A Pakistan court handed the father, brother, cousin and another relative of 25-year-old Farzana Iqbal death sentences and fined each $1,000, lawyer Mansoor Afridi said. Another cousin was sentenced to 10 years in prison and also fined $1,000.
Pakistan currently has a moratorium on executions, meaning death-row prisoners are effectively sentenced to life imprisonment. But Afridi said that the family planned to appeal, and that the verdict was "a decision based on sensationalism."
The state prosecutor was not immediately available for comment.
Hundreds of women are put to death every year in so-called honor killings, often carried out by husbands or relatives as a punishment for alleged adultery or other illicit sexual behavior that constitutes a perceived threat to conservative social traditions.

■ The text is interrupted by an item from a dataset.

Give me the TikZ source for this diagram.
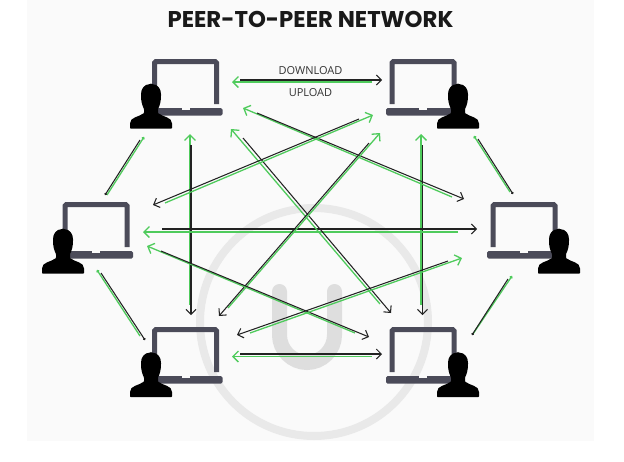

The crime is so common that it rarely merits more than a paragraph in newspapers.
But this particular case attracted attention because it took place on a busy street in broad daylight outside the provincial High Court, on a main downtown thoroughfare where Iqbal — who was three months pregnant — had testified that her marriage to Muhammed Iqbal was genuine, in response to a false charge of kidnapping brought by her family.
Pakistan Prime Minister Nawaz Sharif described the incident back in May as a "brutal killing" that was "totally unacceptable." U.N. High Commissioner for Human Rights Navi Pillay was also among those who condemned the killing.

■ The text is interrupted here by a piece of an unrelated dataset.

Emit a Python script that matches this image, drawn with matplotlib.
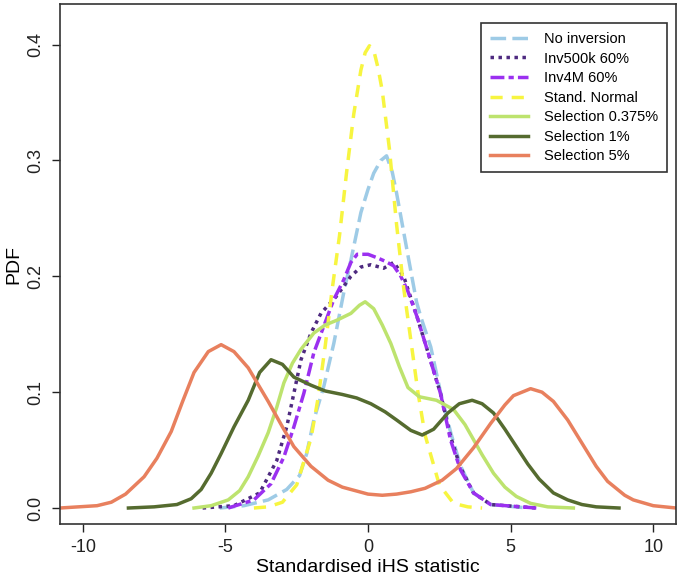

"I do not even wish to use the phrase honor killing," Pillay said in a statement issued at the time. "There is not the faintest vestige of honor in killing a woman in this way."
In the incident that took place in late May, nearly 20 members of Farzana Iqbal's extended family, including her father and brothers, had waited outside the building that houses the high court of Lahore. As the couple walked up to the main gate, the relatives fired shots in the air and tried to snatch her from her husband, The Associated Press reported.
When she resisted, her relatives started beating her, eventually pelting her with bricks picked up from a nearby construction site, according to the victim's husband and lawyer. Even Pakistanis who have tracked violence against women expressed shock at the brutal and public nature of slaying.
"I have not heard of any such case in which a woman was stoned to death, and the most shameful and worrying thing is that this woman was killed outside a courthouse," Zia Awan, a prominent lawyer and human rights activist told the AP in May.
Muhammed Iqbal later admitted that he had killed his first wife to marry Farzana. He escaped punishment because his son forgave him. According to Pakistani law, a woman's next of kin can forgive her murderers.
Since Pakistani women are often killed by close relations, this loophole allows thousands of murderers to escape without punishment. Awan said those who commit violence against women are also often acquitted or handed light sentences due to poor police work and faulty prosecutions.
"Either the family does not pursue such cases or police don't properly investigate. As a result, the courts either award light sentences to the attackers, or they are acquitted," he said.